» **Data section**
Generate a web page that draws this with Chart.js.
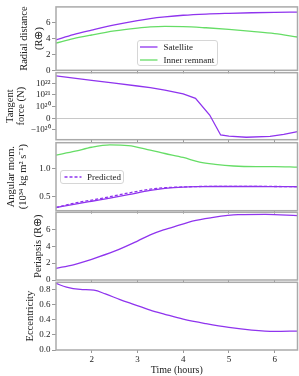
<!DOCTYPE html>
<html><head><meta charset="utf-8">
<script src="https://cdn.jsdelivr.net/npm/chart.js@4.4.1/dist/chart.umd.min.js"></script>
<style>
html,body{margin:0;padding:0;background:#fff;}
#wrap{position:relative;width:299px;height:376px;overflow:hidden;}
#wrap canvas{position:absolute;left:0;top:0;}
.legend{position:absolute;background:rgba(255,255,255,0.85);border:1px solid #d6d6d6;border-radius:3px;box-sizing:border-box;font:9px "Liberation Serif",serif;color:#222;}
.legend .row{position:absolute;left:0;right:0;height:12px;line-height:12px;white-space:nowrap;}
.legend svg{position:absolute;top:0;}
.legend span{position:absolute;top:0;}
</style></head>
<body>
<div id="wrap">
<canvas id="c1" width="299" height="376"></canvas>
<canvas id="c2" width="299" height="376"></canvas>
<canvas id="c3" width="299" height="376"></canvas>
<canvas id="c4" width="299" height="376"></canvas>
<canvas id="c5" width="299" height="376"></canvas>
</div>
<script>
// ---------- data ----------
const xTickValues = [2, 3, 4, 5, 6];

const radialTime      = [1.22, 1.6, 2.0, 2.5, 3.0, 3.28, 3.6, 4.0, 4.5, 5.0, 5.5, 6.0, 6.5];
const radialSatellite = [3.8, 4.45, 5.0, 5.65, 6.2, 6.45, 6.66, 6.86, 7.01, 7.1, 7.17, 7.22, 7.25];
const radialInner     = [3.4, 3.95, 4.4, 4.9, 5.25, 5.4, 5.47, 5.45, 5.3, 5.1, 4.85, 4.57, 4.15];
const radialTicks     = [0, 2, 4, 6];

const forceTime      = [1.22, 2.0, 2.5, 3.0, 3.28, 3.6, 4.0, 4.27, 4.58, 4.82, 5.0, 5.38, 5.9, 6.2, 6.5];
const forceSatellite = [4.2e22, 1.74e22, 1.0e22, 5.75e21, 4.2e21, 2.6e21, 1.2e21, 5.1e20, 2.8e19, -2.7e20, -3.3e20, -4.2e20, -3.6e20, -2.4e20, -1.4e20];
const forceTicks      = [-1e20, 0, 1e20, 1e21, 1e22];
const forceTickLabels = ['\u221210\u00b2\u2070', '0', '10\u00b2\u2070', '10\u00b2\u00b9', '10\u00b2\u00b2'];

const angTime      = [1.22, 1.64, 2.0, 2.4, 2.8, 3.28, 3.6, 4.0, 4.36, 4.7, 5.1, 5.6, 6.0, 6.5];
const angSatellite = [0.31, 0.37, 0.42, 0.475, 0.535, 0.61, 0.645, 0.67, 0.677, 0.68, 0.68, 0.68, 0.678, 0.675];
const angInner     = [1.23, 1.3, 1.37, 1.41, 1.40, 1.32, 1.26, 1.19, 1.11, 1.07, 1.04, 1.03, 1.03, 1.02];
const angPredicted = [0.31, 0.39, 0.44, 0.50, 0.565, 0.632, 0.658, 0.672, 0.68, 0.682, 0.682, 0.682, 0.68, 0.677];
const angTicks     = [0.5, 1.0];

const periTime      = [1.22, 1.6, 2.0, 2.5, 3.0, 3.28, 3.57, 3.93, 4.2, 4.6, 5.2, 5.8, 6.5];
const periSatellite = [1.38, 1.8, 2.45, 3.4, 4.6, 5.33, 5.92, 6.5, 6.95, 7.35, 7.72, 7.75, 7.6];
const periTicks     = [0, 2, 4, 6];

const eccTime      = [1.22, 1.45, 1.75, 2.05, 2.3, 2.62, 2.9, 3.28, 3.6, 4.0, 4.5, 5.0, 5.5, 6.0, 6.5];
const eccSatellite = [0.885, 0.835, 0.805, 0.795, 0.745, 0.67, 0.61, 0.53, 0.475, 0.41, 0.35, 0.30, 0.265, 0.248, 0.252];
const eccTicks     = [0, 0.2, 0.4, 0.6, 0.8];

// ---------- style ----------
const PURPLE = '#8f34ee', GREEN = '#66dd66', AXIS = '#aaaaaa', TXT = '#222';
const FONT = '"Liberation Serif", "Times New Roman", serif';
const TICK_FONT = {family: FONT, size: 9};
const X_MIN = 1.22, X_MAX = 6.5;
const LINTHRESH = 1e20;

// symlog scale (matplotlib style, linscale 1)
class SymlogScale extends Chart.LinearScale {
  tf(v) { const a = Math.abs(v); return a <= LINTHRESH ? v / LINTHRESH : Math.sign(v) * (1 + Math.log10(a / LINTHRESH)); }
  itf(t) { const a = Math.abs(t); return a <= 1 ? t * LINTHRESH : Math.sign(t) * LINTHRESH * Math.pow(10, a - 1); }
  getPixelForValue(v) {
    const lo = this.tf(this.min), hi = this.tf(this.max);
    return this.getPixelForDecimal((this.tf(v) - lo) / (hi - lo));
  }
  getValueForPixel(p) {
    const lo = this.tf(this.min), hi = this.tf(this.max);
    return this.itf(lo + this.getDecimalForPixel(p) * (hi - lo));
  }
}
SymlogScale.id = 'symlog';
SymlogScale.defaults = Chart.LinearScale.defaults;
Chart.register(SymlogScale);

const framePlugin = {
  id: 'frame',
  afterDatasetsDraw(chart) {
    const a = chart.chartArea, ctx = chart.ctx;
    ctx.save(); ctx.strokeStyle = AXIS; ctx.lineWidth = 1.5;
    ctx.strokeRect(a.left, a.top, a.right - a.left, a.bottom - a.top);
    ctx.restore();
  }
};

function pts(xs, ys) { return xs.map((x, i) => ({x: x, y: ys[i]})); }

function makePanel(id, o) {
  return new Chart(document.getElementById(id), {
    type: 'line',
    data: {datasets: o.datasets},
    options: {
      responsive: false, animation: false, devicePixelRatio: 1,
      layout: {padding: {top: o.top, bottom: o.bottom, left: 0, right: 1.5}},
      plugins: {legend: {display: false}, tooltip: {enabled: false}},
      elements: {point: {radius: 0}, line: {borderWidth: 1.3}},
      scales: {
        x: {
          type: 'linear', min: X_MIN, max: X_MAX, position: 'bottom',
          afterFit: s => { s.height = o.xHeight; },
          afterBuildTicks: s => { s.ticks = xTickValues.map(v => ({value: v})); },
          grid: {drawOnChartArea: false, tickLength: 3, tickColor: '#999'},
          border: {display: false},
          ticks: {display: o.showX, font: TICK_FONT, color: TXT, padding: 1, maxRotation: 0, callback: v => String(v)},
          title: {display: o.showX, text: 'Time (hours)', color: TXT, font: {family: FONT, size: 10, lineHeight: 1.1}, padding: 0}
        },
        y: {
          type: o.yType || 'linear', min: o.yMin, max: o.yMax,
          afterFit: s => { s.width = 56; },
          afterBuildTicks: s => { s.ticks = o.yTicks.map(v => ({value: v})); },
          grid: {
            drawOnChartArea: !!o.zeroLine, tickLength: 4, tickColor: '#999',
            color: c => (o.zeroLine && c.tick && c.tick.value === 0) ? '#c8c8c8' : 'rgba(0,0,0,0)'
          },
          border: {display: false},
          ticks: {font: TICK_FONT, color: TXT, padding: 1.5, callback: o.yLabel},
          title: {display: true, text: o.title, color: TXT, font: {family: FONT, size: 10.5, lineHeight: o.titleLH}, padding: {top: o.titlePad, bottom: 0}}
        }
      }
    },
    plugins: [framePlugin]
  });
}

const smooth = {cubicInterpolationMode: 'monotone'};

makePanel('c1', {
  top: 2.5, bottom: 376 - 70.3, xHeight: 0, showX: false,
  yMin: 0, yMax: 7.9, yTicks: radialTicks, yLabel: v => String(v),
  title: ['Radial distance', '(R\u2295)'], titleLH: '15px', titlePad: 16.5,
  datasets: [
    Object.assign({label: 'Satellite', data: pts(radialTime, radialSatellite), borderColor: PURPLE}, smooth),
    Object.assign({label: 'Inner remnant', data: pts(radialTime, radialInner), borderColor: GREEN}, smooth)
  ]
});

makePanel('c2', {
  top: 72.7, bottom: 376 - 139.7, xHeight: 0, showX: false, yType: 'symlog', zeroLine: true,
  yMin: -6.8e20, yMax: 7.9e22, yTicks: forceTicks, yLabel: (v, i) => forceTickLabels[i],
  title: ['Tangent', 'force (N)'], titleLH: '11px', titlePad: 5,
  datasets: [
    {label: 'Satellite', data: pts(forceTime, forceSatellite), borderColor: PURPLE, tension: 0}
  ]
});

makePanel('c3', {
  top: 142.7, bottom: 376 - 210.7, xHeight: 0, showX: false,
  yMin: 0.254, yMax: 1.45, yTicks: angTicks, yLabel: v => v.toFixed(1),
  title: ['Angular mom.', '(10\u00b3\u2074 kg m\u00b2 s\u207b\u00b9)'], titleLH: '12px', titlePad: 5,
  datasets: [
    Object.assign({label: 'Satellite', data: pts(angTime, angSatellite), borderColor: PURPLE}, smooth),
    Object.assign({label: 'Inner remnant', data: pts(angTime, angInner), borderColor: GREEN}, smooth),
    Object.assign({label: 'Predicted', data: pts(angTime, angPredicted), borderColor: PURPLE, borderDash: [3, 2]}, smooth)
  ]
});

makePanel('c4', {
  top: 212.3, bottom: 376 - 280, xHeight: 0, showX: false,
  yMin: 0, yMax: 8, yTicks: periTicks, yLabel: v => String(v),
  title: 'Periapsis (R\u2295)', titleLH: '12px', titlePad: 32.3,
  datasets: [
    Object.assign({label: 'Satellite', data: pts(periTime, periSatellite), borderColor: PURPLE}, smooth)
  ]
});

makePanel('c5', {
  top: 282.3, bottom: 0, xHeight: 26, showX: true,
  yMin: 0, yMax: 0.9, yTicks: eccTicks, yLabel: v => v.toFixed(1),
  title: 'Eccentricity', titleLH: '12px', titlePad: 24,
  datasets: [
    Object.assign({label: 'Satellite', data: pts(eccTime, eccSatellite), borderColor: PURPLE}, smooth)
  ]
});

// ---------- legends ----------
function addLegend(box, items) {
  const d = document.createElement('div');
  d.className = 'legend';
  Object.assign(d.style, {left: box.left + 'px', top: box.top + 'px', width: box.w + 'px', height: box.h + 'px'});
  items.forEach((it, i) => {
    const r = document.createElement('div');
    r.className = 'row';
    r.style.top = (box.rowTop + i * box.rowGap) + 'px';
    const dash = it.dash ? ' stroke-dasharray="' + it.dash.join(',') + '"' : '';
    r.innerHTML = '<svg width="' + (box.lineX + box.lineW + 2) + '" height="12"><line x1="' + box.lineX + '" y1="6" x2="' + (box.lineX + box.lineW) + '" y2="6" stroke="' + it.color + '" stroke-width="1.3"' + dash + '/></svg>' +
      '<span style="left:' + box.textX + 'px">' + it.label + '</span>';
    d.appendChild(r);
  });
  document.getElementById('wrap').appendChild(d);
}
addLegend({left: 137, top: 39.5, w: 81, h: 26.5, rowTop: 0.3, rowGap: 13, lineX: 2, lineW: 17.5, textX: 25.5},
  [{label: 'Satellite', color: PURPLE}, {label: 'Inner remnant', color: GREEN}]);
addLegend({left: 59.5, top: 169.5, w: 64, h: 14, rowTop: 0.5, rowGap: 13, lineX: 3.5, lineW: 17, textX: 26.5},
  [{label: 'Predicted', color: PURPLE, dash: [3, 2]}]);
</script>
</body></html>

» **Task requirements**
Without any pictures, reproduce the lines from the first one in the material through the line that has "const xTickValues = [2, 3, 4, 5, 6];", exactly as they appear.

» **Written reply**
Generate a web page that draws this with Chart.js.
<!DOCTYPE html>
<html><head><meta charset="utf-8">
<script src="https://cdn.jsdelivr.net/npm/chart.js@4.4.1/dist/chart.umd.min.js"></script>
<style>
html,body{margin:0;padding:0;background:#fff;}
#wrap{position:relative;width:299px;height:376px;overflow:hidden;}
#wrap canvas{position:absolute;left:0;top:0;}
.legend{position:absolute;background:rgba(255,255,255,0.85);border:1px solid #d6d6d6;border-radius:3px;box-sizing:border-box;font:9px "Liberation Serif",serif;color:#222;}
.legend .row{position:absolute;left:0;right:0;height:12px;line-height:12px;white-space:nowrap;}
.legend svg{position:absolute;top:0;}
.legend span{position:absolute;top:0;}
</style></head>
<body>
<div id="wrap">
<canvas id="c1" width="299" height="376"></canvas>
<canvas id="c2" width="299" height="376"></canvas>
<canvas id="c3" width="299" height="376"></canvas>
<canvas id="c4" width="299" height="376"></canvas>
<canvas id="c5" width="299" height="376"></canvas>
</div>
<script>
// ---------- data ----------
const xTickValues = [2, 3, 4, 5, 6];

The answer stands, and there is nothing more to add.